- _DATASET EXTRACT_:
>> begin
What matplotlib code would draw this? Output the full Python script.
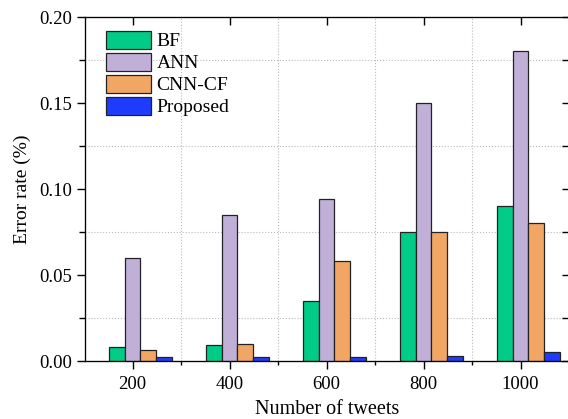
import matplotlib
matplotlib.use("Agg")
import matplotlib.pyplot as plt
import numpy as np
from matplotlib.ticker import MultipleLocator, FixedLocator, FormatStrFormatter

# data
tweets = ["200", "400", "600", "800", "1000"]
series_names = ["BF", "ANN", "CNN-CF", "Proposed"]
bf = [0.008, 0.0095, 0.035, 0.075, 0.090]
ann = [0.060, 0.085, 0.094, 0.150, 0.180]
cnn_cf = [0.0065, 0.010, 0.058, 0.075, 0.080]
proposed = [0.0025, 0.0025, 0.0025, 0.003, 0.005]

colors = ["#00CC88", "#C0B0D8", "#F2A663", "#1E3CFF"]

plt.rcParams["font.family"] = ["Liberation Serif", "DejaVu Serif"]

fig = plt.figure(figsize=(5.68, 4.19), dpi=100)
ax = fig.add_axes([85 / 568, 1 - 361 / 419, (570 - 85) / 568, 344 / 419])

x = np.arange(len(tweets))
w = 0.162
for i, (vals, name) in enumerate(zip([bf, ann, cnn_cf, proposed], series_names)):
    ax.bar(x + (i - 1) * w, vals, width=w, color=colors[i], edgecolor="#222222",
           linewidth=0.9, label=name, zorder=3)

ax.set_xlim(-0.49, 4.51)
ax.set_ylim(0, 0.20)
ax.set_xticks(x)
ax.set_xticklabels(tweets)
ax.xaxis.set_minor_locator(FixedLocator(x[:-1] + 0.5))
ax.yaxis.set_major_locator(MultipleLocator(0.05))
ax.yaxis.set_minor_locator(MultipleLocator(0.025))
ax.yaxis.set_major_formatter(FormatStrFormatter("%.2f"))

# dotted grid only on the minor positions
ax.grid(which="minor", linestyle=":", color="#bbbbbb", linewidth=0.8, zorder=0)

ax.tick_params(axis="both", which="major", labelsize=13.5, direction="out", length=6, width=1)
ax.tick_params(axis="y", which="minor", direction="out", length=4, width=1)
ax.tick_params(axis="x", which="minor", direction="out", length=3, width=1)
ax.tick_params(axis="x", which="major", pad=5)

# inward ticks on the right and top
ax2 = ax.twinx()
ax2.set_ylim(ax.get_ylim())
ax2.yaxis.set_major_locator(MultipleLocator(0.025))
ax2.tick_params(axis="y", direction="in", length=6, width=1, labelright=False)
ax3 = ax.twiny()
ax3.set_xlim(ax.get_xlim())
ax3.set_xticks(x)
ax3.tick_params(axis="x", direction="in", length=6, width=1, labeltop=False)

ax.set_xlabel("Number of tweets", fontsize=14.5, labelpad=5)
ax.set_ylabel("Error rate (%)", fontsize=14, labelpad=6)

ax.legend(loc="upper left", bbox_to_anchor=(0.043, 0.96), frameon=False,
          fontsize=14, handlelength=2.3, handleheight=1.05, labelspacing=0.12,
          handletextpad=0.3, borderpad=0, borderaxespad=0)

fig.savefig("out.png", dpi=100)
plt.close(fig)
>> end
- _BRIEF_: Starting at the top of the listing above, reproduce each line up to and including the one with "ax = fig.add_axes([85"; omit the pictures.

- _OUTPUT OF THE EXERCISE_:
What matplotlib code would draw this? Output the full Python script.
import matplotlib
matplotlib.use("Agg")
import matplotlib.pyplot as plt
import numpy as np
from matplotlib.ticker import MultipleLocator, FixedLocator, FormatStrFormatter

# data
tweets = ["200", "400", "600", "800", "1000"]
series_names = ["BF", "ANN", "CNN-CF", "Proposed"]
bf = [0.008, 0.0095, 0.035, 0.075, 0.090]
ann = [0.060, 0.085, 0.094, 0.150, 0.180]
cnn_cf = [0.0065, 0.010, 0.058, 0.075, 0.080]
proposed = [0.0025, 0.0025, 0.0025, 0.003, 0.005]

colors = ["#00CC88", "#C0B0D8", "#F2A663", "#1E3CFF"]

plt.rcParams["font.family"] = ["Liberation Serif", "DejaVu Serif"]

fig = plt.figure(figsize=(5.68, 4.19), dpi=100)
ax = fig.add_axes([85 / 568, 1 - 361 / 419, (570 - 85) / 568, 344 / 419])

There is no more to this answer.